Ortenau Journal: Du hast die Black Forest Space in Offenburg schon angesprochen. Was hast du von dort für deine Arbeit mitgenommen?
Martin Huber: Das Thema Gesundheit schwingt überall mit, vor allem in Verbindung mit Digitalisierung und KI. Dort waren viele große Unternehmen vertreten, aber auch Akteure aus dem Gesundheitsbereich. Ich konnte neue Kontakte knüpfen, etwa zu Pfizer oder zum Baden Campus, der später auch den Hackathon organisiert hat. Ich habe dort auch Martin Heuberger getroffen, den ehemaligen Handball-Bundestrainer. Das war ein lockeres Gespräch und auch er zeigte Interesse an der Clinic Coach-App. Insgesamt habe ich viele Kontakte und neue Impulse mitgenommen.
Ortenau Journal: Was können wir künftig noch von dir beziehungsweise vom Clinic Coach erwarten?

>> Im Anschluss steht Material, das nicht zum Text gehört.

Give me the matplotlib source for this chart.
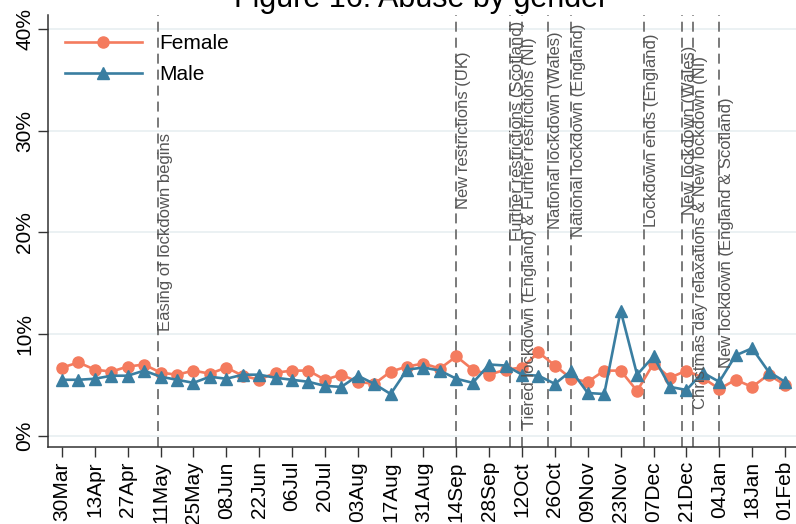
import matplotlib
matplotlib.use("Agg")
import matplotlib.pyplot as plt
import matplotlib.dates as mdates
import pandas as pd
import numpy as np

plt.rcParams['font.family'] = ['Liberation Sans', 'DejaVu Sans']
plt.rcParams['lines.scale_dashes'] = False

# weekly share of calls about abuse, by gender (%)
weeks = pd.date_range("2020-03-30", "2021-02-01", freq="7D")
female = [6.7, 7.2, 6.5, 6.3, 6.8, 7.0, 6.2, 6.0, 6.4, 6.1, 6.7, 5.9, 5.5, 6.2, 6.4,
          6.4, 5.5, 6.0, 5.3, 5.1, 6.3, 6.8, 7.1, 6.6, 7.8, 6.5, 6.0, 6.5, 6.7, 8.2,
          6.9, 5.6, 5.3, 6.4, 6.4, 4.4, 7.1, 5.7, 6.4, 5.7, 4.6, 5.5, 4.8, 6.0, 5.0]
male = [5.5, 5.5, 5.6, 5.9, 5.9, 6.4, 5.8, 5.5, 5.2, 5.8, 5.6, 6.0, 6.0, 5.7, 5.5,
        5.3, 4.9, 4.8, 5.9, 5.1, 4.1, 6.5, 6.7, 6.4, 5.6, 5.2, 7.0, 6.9, 6.0, 5.9,
        5.1, 6.4, 4.2, 4.1, 12.3, 6.0, 7.8, 4.8, 4.5, 6.2, 5.3, 7.9, 8.6, 6.3, 5.3]

# policy events: date, label, vertical position of the label (%)
event_dates = ["2020-05-10", "2020-09-14", "2020-10-07", "2020-10-12", "2020-10-23",
               "2020-11-02", "2020-12-03", "2020-12-19", "2020-12-24", "2021-01-04"]
event_labels = ["Easing of lockdown begins",
                "New restrictions (UK)",
                "Further restrictions (Scotland)",
                "Tiered lockdown (England) & Further restrictions (NI)",
                "National lockdown (Wales)",
                "National lockdown (England)",
                "Lockdown ends (England)",
                "New lockdown (Wales)",
                "Christmas day relaxations & New lockdown (NI)",
                "New lockdown (England & Scotland)"]
event_y = [20, 30, 30, 20, 30, 30, 30, 30, 20, 20]

yticks = [0, 10, 20, 30, 40]

fig = plt.figure(figsize=(7.96, 5.24), dpi=100)
ax = fig.add_axes([48 / 796, (524 - 447.3) / 524, 1 - 48 / 796, (447.3 - 15) / 524])

start = pd.Timestamp("2020-03-30")
ax.set_xlim(start - pd.Timedelta(days=5.96), start + pd.Timedelta(days=312.7))
ax.set_ylim(-1.14, 41.37)

for y in yticks:
    ax.axhline(y, color='#e8eff1', lw=1.2, zorder=0)

for d in event_dates:
    ax.axvline(pd.Timestamp(d), color='#707070', lw=1.3, linestyle=(0, (7.2, 4.3)), zorder=1)

ax.plot(weeks, female, color='#f47b5e', lw=1.9, marker='o', ms=8, label='Female', zorder=3)
ax.plot(weeks, male, color='#3a7ea1', lw=1.9, marker='^', ms=8, label='Male', zorder=3)

for d, lab, y in zip(event_dates, event_labels, event_y):
    ax.text(pd.Timestamp(d), y, lab, rotation=90, ha='left', va='center',
            fontsize=12, color='#555555', zorder=4)

ax.set_xticks(weeks[::2])
ax.xaxis.set_major_formatter(mdates.DateFormatter('%d%b'))
ax.set_yticks(yticks)
ax.set_yticklabels([f"{v}%" for v in yticks], rotation=90, va='center')
ax.tick_params(axis='x', labelrotation=90, labelsize=15, length=7, width=1, color='#333333', pad=3)
ax.tick_params(axis='y', labelsize=15, length=7, width=1, color='#333333', pad=3)

for s in ['top', 'right']:
    ax.spines[s].set_visible(False)
for s in ['left', 'bottom']:
    ax.spines[s].set_color('#333333')
    ax.spines[s].set_linewidth(1.1)

ax.legend(loc='upper left', bbox_to_anchor=(0.003, 0.99), frameon=False, fontsize=15,
          handlelength=3.7, handletextpad=0.85, labelspacing=0.6, borderaxespad=0.3)

fig.text(421.5 / 796, 1 - 7 / 524, "Figure 16: Abuse by gender", ha='center', va='baseline',
         fontsize=22)

fig.savefig("out.png", dpi=100)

Martin Huber: Als Nächstes steht der nächste Krankenhausvorbereitungskurs an, den ich gemeinsam mit dem Ortenau Klinikum für Januar und Februar geplant habe. Dort möchte ich die Clinic Coach-App gezielt als ergänzendes Tool einsetzen und die Erfahrungen daraus einfließen lassen. Neu integriert habe ich eine Notfallliste: Über einen Notfallbutton öffnet sich eine Übersicht mit individuell auswählbaren Notfallkontakten – Telefonnummern, Hotlines, Sozialverbände, Hausarzt, Apotheke, Angehörige oder regionale Notrufnummern. Auch Hilfetelefone wie Krebs- oder Diabetes-Hotlines sowie Krisentelefone können eingebunden werden. Diese Liste kann individuell zusammengestellt und jederzeit in der App genutzt werden.